Скрипят ворота. На колючках проволоки серебрится иней. Передают конвою мой личный пакет. Я вспоминаю, что сегодня 16 декабря. Лютый мороз. В желтом свете спрятанного за горизонтом солнца встает терраконик шахты Капитальной. Знакомые места, знакомые ворота. Даже мой старый враг — дежурный — мне приветливо улыбается, а помощник начальника спецчасти Казакова кажется чуть ли не родственницей...

Снова пересылка первого лагпункта. Тот же БУР, в котором я почти три года назад сидел месяц...

Встречаю знакомых. Надзиратель разрешает мне поговорить с Гарри Сапурским...

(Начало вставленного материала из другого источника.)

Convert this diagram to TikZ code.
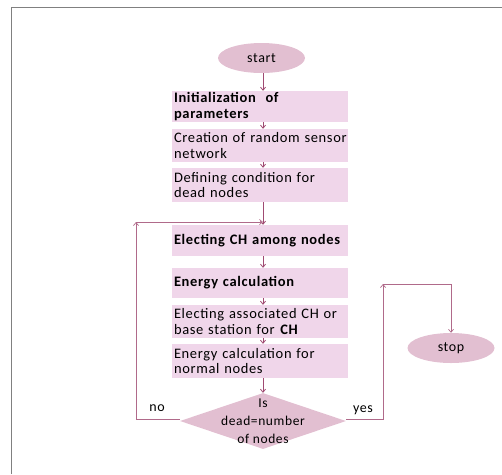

Я не знаю ныне, жив ли мой друг американец Гарри, но обещание, которое я дал ему, для меня святыня. И то, что я пишу — это, может быть, только для тебя, Гарри! Ты не хотел верить, что голос вырвавшихся из лагерей остается голосом вопиющего в пустыне.

На следующий день утром проводят через центральный изолятор

 

- 228 -

Речлага. За воротами на дороге стоит черный ворон. Нас едет 6 человек.

Станция Предшахтная. Одинокий столыпинский вагон. Опять зарешеченные купе. Вечером поезд трогается.

— Нас с пассажирским везут... — говорит мрачный, бородатый мужчина.

—   Откуда вы знаете?

—   Вижу по ходу поезда, я железнодорожник...

Везут на юг. Иногда поезд останавливается. Из купе кого-то забирают, зато сажают новых. Некоторые уже окончили срок. Это обыкновенно десятилетники из нережимных лагерей. Они едут на высылку. Один говорит, что возвращается на родину. На него все смотрят, как на восьмое чудо света, а один блатной паренек просто говорит:

— Да врет он!

 

КИРОВ — ГОРЬКИЙ — ПОТЬМА

 

...Едем четвертые сутки. Наконец, высаживают. Город Киров — бывшая Вятка. Лезем под составами. Посадка в черные вороны.

При посадке строго сортируют. Я уже вижу: честных воров — в один воронок, обыкновенных смертных и самоохранников* — в другой. Во втором мало места. Никто не хочет лезть в воронок к ворам.

—   Я пойду, — говорю я конвойному. Блатные смеются.

—   Вот и правильно, камерад, лезь к нам, мы не обидим.

—   А ты не боишься, что мы тебя придушим? — спрашивает другой из темноты.

—   Немцев душить нельзя. Кто же тогда с коммунистами воевать будет?

Все смеются.

— Сырник хочешь?

Этого я уж никак не ожидал.

—   А деньги у тебя есть?

—   Есть.

—   Вот молодец, что не врешь. Сразу видно, что СС. За это мы и брать с тебя не будем.

Кировская «пересылка» — это лагерь-тюрьма. Бараки, решетки. Шмон. Отбирают даже стеклянную банку из-под варенья.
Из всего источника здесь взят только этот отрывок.